For logs or some such, local storage may be fine, but what about an instant message? How about logs which may need to be viewed by others? How about safe quick file share with someone? How about stuff you would rather not be remembered (something encrypted, but requires temporary persistence)? Etc…

Clearly, IPFS and other technology have identified this as a common use case, as their tech stack is dedicated to addressing it. IPFS seems to be growing in use too. Why not just have a way to cheaply publish stuff without guarantees to immutability? Seems useful to me.


#15

I think MaidSafe has suggested it is absolutely a possible direction, just that we need to take one thing at a time, and that thing can still wait. Even so far as: if community wants to delay release as to broaden the scope a bit, then it is also possible. But I mean, discussing this within the community, and how it can be solved, is still valuable work being done, which can be used later when it’s time.


#16

I agree, but given threads like this are being created by moderators suggests the message is a bit murky.


#17

I wonder if it’s not quite bound to be like that. It’s just a thought that hit me. Since there are so many possibilities, and unknowns of various sizes, and we all know we can’t say when things will be done - it’s been research and exploration.
So, to me it seems that it naturally follows, that it is equally hard to precisely say what the network will do, or what we can aim at.
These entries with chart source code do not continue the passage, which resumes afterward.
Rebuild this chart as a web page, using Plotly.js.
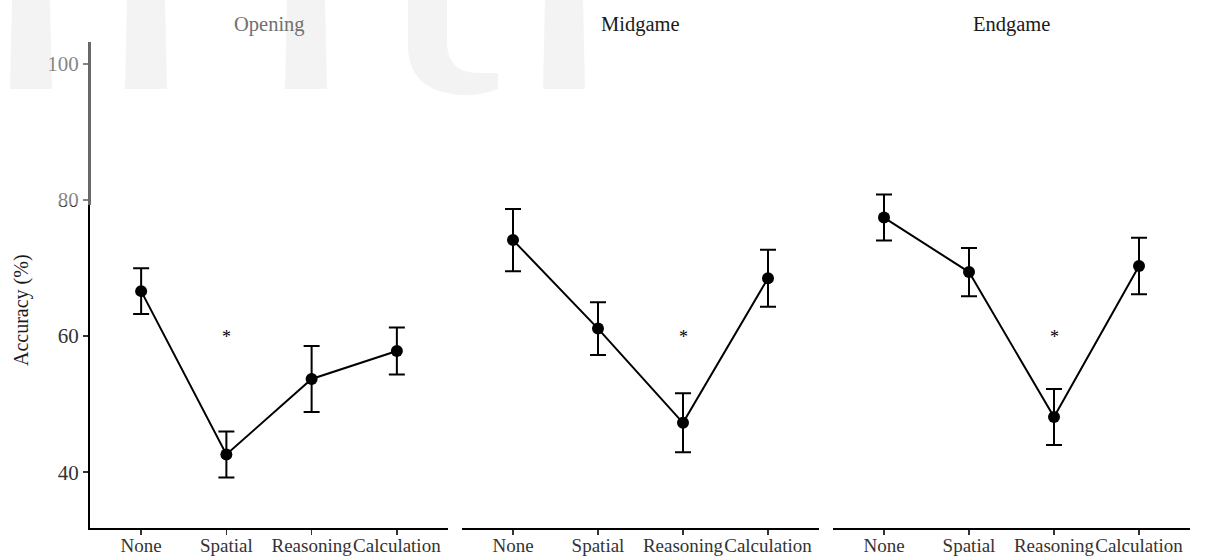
<!DOCTYPE html>
<html>
<head>
<meta charset="utf-8">
<script src="https://cdn.plot.ly/plotly-3.0.1.min.js"></script>
<style>html,body{margin:0;padding:0;background:#fff;}#chart{width:1205px;height:560px;}</style>
</head>
<body>
<div id="chart"></div>
<script>
// ---- data ----
const conditions = ["None", "Spatial", "Reasoning", "Calculation"];
const phases = ["Opening", "Midgame", "Endgame"];
const openingAcc = [66.6, 42.6, 53.7, 57.8];
const openingSE  = [3.35, 3.38, 4.85, 3.45];
const midgameAcc = [74.1, 61.1, 47.25, 68.5];
const midgameSE  = [4.58, 3.87, 4.33, 4.19];
const endgameAcc = [77.4, 69.4, 48.1, 70.3];
const endgameSE  = [3.38, 3.55, 4.11, 4.16];
const sigCondition = ["Spatial", "Reasoning", "Reasoning"];
const sigLevel = [59.9, 59.9, 59.9];
const yTicks = [40, 60, 80, 100];

const accs = [openingAcc, midgameAcc, endgameAcc];
const ses = [openingSE, midgameSE, endgameSE];
const axisIds = ["x", "x2", "x3"];

const FONT = "Liberation Serif, Times New Roman, serif";
const W = 1205, H = 560, L = 90, R = 15, T = 42, B = 32;
const pw = W - L - R, ph = H - T - B;
const px = v => (v - L) / pw;
const py = v => (H - B - v) / ph;

const traces = accs.map((a, i) => ({
  type: "scatter", mode: "lines+markers",
  x: conditions, y: a,
  xaxis: axisIds[i], yaxis: "y",
  line: {color: "#000", width: 2},
  marker: {color: "#000", size: 12},
  error_y: {type: "data", array: ses[i], visible: true, color: "#000", thickness: 2, width: 8},
  hoverinfo: "x+y", showlegend: false
}));

const domains = [[0, px(448)], [px(462), px(819)], [px(833), 1]];
const titleColors = ["#707070", "#1a1a1a", "#1a1a1a"];

const layout = {
  width: W, height: H,
  margin: {l: L, r: R, t: T, b: B},
  paper_bgcolor: "#fff", plot_bgcolor: "rgba(0,0,0,0)",
  font: {family: FONT, size: 20, color: "#333"},
  showlegend: false,
  yaxis: {
    range: [31.8, 103.2], tickvals: yTicks, showgrid: false, zeroline: false,
    showline: true, linecolor: "#000", linewidth: 2,
    ticks: "outside", ticklen: 5, tickwidth: 1.5, tickcolor: "#333",
    tickfont: {family: FONT, size: 21, color: "#333"},
    anchor: "x"
  },
  annotations: [],
  shapes: []
};
axisIds.forEach((id, i) => {
  const key = "xaxis" + (i === 0 ? "" : (i + 1));
  layout[key] = {
    domain: domains[i], type: "category", categoryorder: "array", categoryarray: conditions,
    range: [-0.6, 3.6], showgrid: false, zeroline: false, tickangle: 0,
    showline: true, linecolor: "#000", linewidth: 2,
    ticks: "outside", ticklen: 5, tickwidth: 1.5, tickcolor: "#333",
    ticklabelstandoff: -6,
    tickfont: {family: FONT, size: 19, color: "#333"},
    anchor: "y"
  };
  layout.annotations.push({
    xref: "paper", yref: "paper",
    x: (domains[i][0] + domains[i][1]) / 2, y: py(25),
    xanchor: "center", yanchor: "middle", showarrow: false,
    text: phases[i], font: {family: FONT, size: 20.5, color: titleColors[i]}
  });
  layout.annotations.push({
    xref: id, yref: "y", x: sigCondition[i], y: sigLevel[i],
    xanchor: "center", yanchor: "middle", showarrow: false,
    text: "*", font: {family: FONT, size: 18, color: "#000"}
  });
});
layout.annotations.push({
  xref: "paper", yref: "paper", x: px(22), y: py(310),
  xanchor: "center", yanchor: "middle", showarrow: false, textangle: -90,
  text: "Accuracy (%)", font: {family: FONT, size: 20, color: "#1a1a1a"}
});

// faint background watermark
const wm = "#ececec";
[[10, 52], [125, 167], [285, 327], [543, 585]].forEach(b => {
  layout.shapes.push({
    type: "path", xref: "paper", yref: "paper", layer: "below", line: {width: 0}, fillcolor: wm,
    path: `M ${px(b[0] + 2)} ${py(0)} L ${px(b[1] - 2)} ${py(0)} L ${px(b[1])} ${py(89)} L ${px(b[0])} ${py(89)} Z`
  });
});
layout.shapes.push({
  type: "path", xref: "paper", yref: "paper", layer: "below", line: {width: 0}, fillcolor: wm,
  path: `M ${px(408)} ${py(0)} L ${px(447)} ${py(0)} L ${px(447)} ${py(45)} Q ${px(449)} ${py(73)} ${px(478)} ${py(73)} L ${px(498)} ${py(73)} L ${px(498)} ${py(89)} Q ${px(480)} ${py(96)} ${px(462)} ${py(95)} Q ${px(408)} ${py(92)} ${px(408)} ${py(45)} Z`
});
layout.shapes.push({
  type: "rect", xref: "paper", yref: "paper", layer: "above", line: {width: 0},
  fillcolor: "rgba(255,255,255,0.4)",
  x0: px(0), x1: px(590), y0: py(205), y1: py(0)
});
layout.shapes.push({
  type: "line", xref: "paper", yref: "paper", layer: "above",
  line: {color: "#6a6a6a", width: 2},
  x0: 0, x1: 0, y0: py(205), y1: 1
});

Plotly.newPlot("chart", traces, layout, {displayModeBar: false, staticPlot: true});
</script>
</body>
</html>
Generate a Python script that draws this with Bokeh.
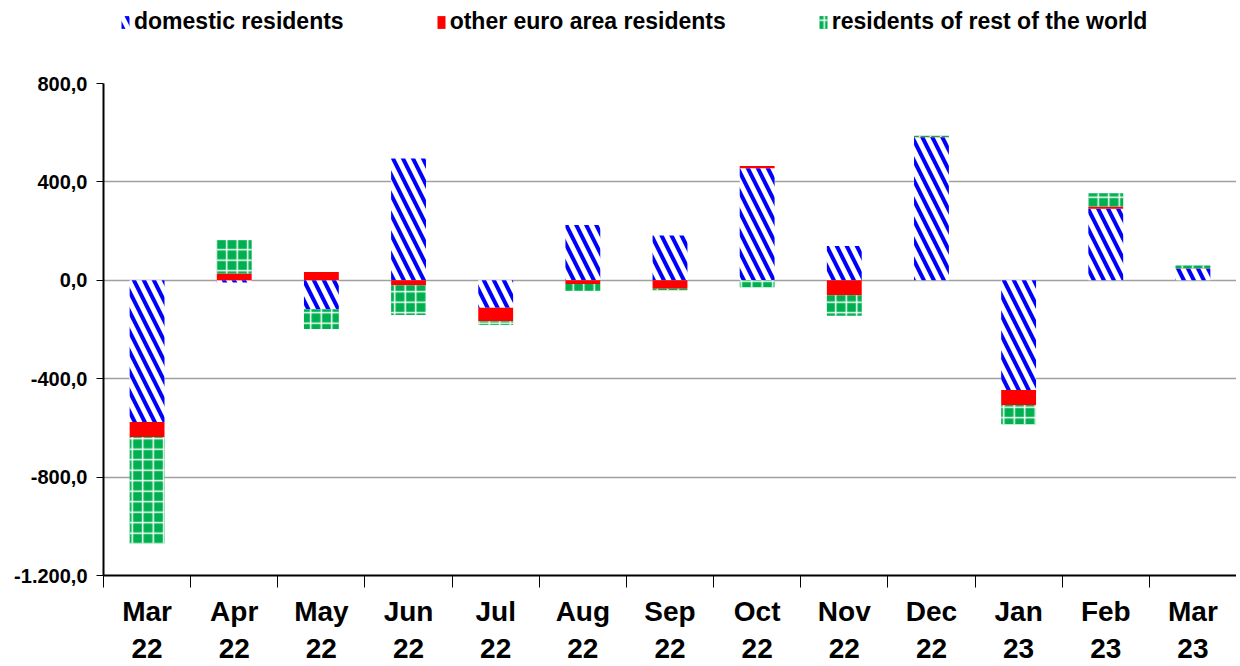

It’s quite possible that we talk about the future possibilities when describing the network, and that it isn’t at any time quite clear what of that will actually make it to the first release.
Then in the middle of it, there won’t be that much attention paid to things that don’t seem immediately necessary, so for example this question might not be un-murkied in the way that perhaps could have been. Not all gray-areas are delved into.

I don’t know, maybe it’s not like that, it’s just an idea I got.

While some seem to be waiting for the RFC about AppendableData before saying much, I for one don’t think it will cover the larger picture. I think it’s a much more narrow topic, I would guess it is more a technical specification of how AD should work. I don’t expect it to be about risks, benefits and drawbacks of immutability in a distributed autonomous data network (maybe I’m wrong).

Anyway, that could also be why it is maybe a bit “murky” still.


#18

Hmm, i would rather say, it’s the other way around, their tech isn’t able do real permanent data. But they still advertised them self as “The Permanent Web”.

IPFS provides an interface as simple as the HTTP web, but with permanence built in.


#19

Well, so much for a Twitter clone for now. :stuck_out_tongue_winking_eye:


#20

Yes, agreed - that’s my point. We can do non-permanent data in SAFENetwork in a similar way, for when people don’t want permanent data.

It strikes me that it is much easier to work from immutable to temporal than the other way around - it is easier to remove guarantees than add them.